Duke has offered the Dependent Care Reimbursement Account to employees since 1989. Through this program, employees choose an annual amount to contribute to the account each year, and the money is deducted in equal amounts each month from their paycheck. Once families incur a childcare expense, they can make a claim for reimbursement from the account.

Saundra Daniels, plan manager for benefits at Duke, encourages all faculty and staff with children under age 13 to learn about the program. Money in the account not used by the end of the year is forfeited, but employees can avoid this by budgeting carefully, she said. 

"Dependent care expenses are often quite predictable," Daniels said. "This benefit is a great way to save a bit of money on those known expenses."

Gordon and her husband, Brett, contribute the maximum of $5,000 into their dependent care reimbursement account each year.
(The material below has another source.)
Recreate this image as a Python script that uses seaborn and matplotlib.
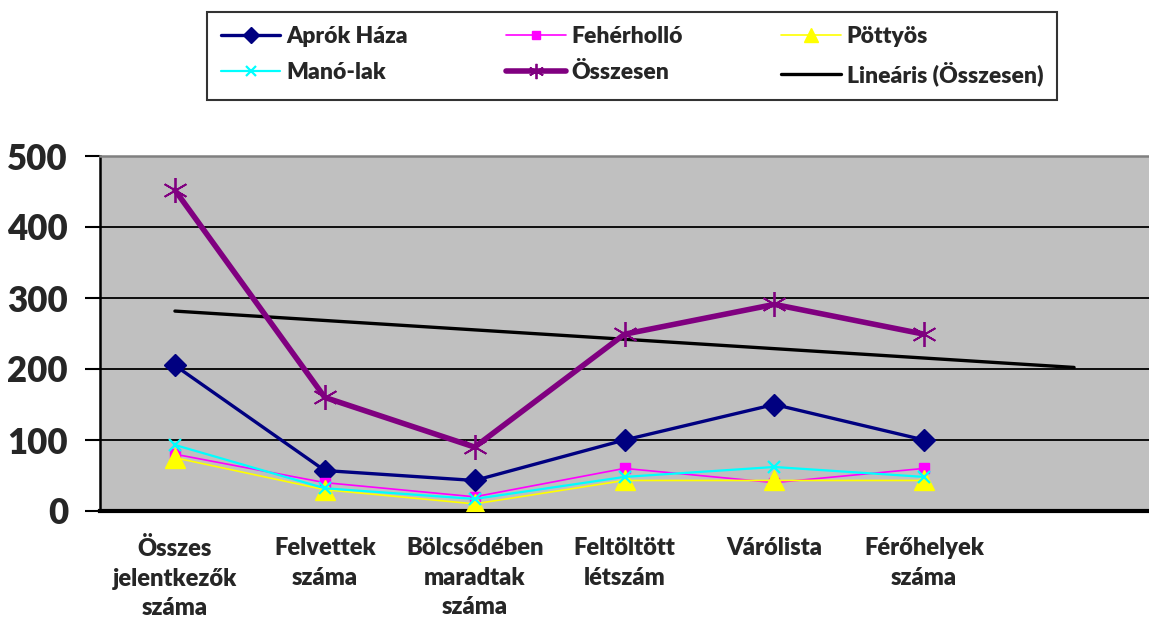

Although they have never precisely calculated the tax savings, they estimate that it reduces their tax bill by approximately $1,500 each year. 

"It takes some effort to track the paperwork," she said. "But the savings are well worth it."

Gordon is one of nearly 1,500 employees at Duke who enrolled in the Dependent Care Reimbursement Account during open enrollment in October 2010. In 2011, these employees are on track to save more than $2 million in taxes because Duke deducts the money from their paychecks before calculating federal, state and Social Security taxes. 

Gordon said using the reimbursement account helps her budget more carefully for childcare expenses. "Reviewing your costs every October during open enrollment helps instill a little discipline," she said. "With the reimbursement account, I know the money is there. It's nice not to have to worry about it."